* Exercise prompt:
Write out exactly the lines below that run from the one containing "Recreate this image" through the one containing "6.32, 2.81, -0.5]", both included, with no other lines.

* Supplied data:
»»

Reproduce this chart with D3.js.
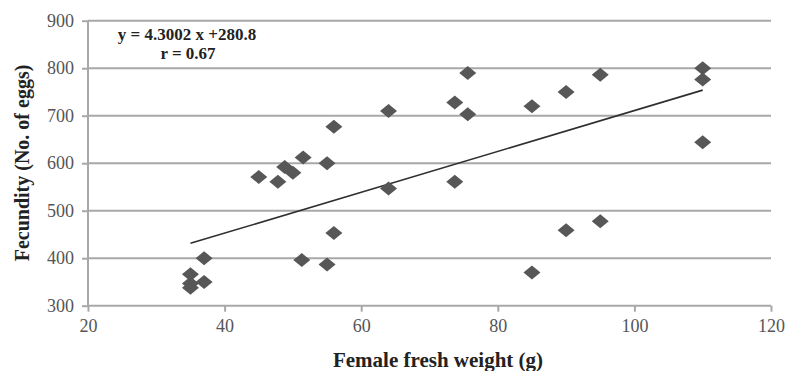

««
»»

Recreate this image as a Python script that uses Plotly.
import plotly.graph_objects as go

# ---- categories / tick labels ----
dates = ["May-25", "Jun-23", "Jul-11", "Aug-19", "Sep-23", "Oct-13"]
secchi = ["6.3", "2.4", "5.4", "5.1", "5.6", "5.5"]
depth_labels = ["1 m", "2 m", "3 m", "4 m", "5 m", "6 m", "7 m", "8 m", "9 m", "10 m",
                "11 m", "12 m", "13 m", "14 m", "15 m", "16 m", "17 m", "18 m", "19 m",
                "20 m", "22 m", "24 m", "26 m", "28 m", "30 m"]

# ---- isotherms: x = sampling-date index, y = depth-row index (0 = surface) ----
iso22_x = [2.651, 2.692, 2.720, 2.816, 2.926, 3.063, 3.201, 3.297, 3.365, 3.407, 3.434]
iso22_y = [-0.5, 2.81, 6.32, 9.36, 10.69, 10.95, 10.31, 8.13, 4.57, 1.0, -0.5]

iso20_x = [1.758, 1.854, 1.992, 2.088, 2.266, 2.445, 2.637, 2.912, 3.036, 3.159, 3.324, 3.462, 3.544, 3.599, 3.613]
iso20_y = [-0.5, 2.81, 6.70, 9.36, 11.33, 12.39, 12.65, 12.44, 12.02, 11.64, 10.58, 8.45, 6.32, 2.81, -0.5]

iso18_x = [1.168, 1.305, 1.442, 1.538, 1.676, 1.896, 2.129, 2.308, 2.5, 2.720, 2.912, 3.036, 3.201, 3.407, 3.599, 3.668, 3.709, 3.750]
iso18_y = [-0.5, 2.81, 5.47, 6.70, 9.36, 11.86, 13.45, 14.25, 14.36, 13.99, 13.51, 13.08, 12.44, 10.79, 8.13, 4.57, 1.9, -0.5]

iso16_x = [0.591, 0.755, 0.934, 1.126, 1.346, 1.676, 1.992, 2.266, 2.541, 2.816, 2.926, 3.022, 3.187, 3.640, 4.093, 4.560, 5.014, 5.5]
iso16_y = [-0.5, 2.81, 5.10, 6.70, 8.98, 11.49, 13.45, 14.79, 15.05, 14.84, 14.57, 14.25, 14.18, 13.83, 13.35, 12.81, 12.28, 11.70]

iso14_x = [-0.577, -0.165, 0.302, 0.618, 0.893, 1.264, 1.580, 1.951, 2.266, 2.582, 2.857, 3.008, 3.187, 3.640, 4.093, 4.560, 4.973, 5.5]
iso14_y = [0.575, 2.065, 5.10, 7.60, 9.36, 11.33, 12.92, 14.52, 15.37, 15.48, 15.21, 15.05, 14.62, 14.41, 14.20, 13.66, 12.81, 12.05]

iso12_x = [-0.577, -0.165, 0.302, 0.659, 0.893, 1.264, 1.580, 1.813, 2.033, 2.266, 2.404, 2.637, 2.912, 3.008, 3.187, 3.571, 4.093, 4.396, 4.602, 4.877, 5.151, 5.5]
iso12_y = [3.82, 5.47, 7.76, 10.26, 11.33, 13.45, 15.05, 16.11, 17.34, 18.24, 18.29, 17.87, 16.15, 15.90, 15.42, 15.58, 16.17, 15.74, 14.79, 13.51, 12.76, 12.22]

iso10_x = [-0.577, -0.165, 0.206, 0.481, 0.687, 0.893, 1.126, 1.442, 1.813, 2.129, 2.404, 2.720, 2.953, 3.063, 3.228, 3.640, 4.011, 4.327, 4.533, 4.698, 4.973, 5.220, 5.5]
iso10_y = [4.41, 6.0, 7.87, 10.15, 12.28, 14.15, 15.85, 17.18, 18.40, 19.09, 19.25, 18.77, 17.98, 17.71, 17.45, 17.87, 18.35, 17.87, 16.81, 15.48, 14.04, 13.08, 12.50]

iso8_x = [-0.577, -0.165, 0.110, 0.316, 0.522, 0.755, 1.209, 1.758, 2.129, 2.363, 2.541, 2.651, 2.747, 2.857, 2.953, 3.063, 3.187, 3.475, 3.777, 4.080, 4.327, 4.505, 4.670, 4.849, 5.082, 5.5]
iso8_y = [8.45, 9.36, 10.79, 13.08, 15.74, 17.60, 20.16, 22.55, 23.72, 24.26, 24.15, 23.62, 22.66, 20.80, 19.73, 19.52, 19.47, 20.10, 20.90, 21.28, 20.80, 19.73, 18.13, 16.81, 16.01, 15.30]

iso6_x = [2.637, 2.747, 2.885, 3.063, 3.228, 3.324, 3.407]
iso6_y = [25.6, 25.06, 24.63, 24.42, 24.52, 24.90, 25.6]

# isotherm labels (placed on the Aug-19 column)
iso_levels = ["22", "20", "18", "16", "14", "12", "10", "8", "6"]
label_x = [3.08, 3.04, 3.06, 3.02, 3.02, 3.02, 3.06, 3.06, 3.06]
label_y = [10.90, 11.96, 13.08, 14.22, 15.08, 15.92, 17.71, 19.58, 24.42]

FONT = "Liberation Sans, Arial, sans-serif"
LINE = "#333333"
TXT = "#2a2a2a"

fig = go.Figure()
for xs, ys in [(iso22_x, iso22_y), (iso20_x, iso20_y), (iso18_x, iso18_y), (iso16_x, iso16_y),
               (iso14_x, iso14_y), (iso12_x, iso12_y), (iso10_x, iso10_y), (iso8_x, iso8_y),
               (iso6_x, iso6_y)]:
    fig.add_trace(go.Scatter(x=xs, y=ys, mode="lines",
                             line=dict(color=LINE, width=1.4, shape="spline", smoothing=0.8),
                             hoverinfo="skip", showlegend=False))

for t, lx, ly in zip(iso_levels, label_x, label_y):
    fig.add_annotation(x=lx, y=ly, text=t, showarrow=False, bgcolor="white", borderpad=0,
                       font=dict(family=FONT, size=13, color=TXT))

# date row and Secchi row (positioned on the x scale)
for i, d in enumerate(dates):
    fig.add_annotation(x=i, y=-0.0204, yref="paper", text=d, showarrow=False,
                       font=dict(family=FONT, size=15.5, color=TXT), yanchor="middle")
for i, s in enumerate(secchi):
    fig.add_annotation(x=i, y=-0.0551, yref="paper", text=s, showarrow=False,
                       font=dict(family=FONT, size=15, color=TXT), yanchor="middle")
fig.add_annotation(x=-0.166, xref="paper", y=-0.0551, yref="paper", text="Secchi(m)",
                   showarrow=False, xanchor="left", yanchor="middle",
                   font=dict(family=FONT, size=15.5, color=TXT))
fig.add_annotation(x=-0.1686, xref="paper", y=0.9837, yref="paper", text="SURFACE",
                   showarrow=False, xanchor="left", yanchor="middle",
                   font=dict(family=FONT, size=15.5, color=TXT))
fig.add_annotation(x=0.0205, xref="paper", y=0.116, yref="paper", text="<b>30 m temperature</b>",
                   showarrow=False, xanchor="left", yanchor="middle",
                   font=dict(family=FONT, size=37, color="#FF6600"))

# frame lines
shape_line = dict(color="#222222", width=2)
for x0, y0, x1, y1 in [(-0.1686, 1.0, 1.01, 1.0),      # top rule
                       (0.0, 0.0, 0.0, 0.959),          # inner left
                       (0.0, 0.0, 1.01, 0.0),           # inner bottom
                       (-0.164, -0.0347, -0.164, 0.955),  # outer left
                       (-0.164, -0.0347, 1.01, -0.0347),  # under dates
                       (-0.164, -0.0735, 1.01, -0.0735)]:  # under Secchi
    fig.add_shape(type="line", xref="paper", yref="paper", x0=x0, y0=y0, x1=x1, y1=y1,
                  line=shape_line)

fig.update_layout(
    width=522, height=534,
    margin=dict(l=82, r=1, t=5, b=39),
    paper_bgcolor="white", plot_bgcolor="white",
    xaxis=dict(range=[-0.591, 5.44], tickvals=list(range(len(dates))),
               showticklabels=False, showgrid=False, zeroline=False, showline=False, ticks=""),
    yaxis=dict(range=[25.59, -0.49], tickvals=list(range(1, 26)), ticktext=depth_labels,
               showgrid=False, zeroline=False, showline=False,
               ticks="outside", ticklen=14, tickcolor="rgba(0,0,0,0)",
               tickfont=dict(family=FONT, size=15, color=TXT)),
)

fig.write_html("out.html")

««

* Written solution:
Recreate this image as a Python script that uses Plotly.
import plotly.graph_objects as go

# ---- categories / tick labels ----
dates = ["May-25", "Jun-23", "Jul-11", "Aug-19", "Sep-23", "Oct-13"]
secchi = ["6.3", "2.4", "5.4", "5.1", "5.6", "5.5"]
depth_labels = ["1 m", "2 m", "3 m", "4 m", "5 m", "6 m", "7 m", "8 m", "9 m", "10 m",
                "11 m", "12 m", "13 m", "14 m", "15 m", "16 m", "17 m", "18 m", "19 m",
                "20 m", "22 m", "24 m", "26 m", "28 m", "30 m"]

# ---- isotherms: x = sampling-date index, y = depth-row index (0 = surface) ----
iso22_x = [2.651, 2.692, 2.720, 2.816, 2.926, 3.063, 3.201, 3.297, 3.365, 3.407, 3.434]
iso22_y = [-0.5, 2.81, 6.32, 9.36, 10.69, 10.95, 10.31, 8.13, 4.57, 1.0, -0.5]

iso20_x = [1.758, 1.854, 1.992, 2.088, 2.266, 2.445, 2.637, 2.912, 3.036, 3.159, 3.324, 3.462, 3.544, 3.599, 3.613]
iso20_y = [-0.5, 2.81, 6.70, 9.36, 11.33, 12.39, 12.65, 12.44, 12.02, 11.64, 10.58, 8.45, 6.32, 2.81, -0.5]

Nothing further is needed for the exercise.